[Podcast]: ‘Ukrainian war crimes trials with Ukrainian judges’
Published 5 December 2022Leaving the court every time the alarm goes off and working around power cuts that have halved working days to four hours. These are some of the working conditions of judges in Ukraine. The potential war crimes cases being investigated now amount to 36.000. How are Ukrainian judges managing these pressures?
During the recent MATRA- Ukraine Conference organised by the T.M.C. Asser Instituut with Global Rights Compliance, international justice podcast makers Asymmetrical Haircuts talked to Ukrainian judges Hanna Maina and Svitlana Yakovleva about their realities and how the Ukrainian judiciary is adapting.
Organisational solutions
Svitlana Yakovleva is a judge at the Supreme Court of Ukraine and she explains which organisational solutions have been found to tackle war crimes in a law system that did not have to deal with them before. Hanna Maina is a judge at the Novomoskovskyi Court of Dnipropetrovsk region so she has the on-the-ground experience of a first-instance court. Together with Hanna and Svitlana, the podcast also addresses some of the current debates: can Ukrainian defence judges be fair? And how can the international system support Ukraine’s national courts?
For a broader perspective on these national trials, Asymmetrical Haircuts caught up with Gaiane Nuridzhanian from the National University of Kyiv-Mohyla Academy in Ukraine and the UiT-Arctic University of Norway. She gives her view on war crime cases; on whether these rather quick trials can also be fair, and on what holistic justice like reparations may mean for Ukrainians.
Listen to the full podcast by Assymetrical Haircuts podcast makers Janet Anderson and Stephanie van den Berg.
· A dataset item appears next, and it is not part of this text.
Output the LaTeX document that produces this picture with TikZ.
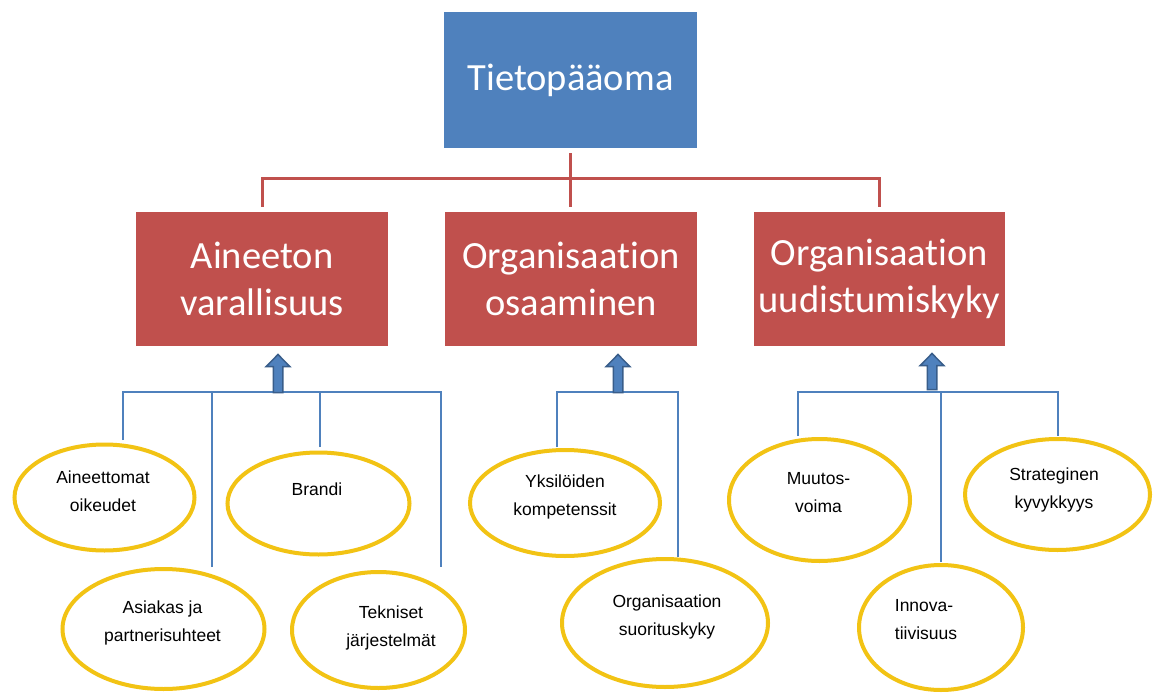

About the Matra Ukraine project
The MATRA project 'Strengthening Ukraine’s Capacity to Investigate and Prosecute International Crimes’ is a joint initiative of the T.M.C. Asser Instituut and Global Rights Compliance. The project is designed to assist the newly created War Crimes Unit in Ukraine to investigate, prosecute and seek remedies for international crimes. Alongside supporting the Office of the Prosecutor General, it will deliver vital technical and strategic expertise to other criminal justice entities, such as judges and lawyers, civil society organisations and journalists.
The project is funded by the Netherlands Ministry of Foreign Affairs under the MATRA (MAatschappelijke TRAnsformatie: social transformation) Programme and supported by the Netherlands Ministry of Justice and Security.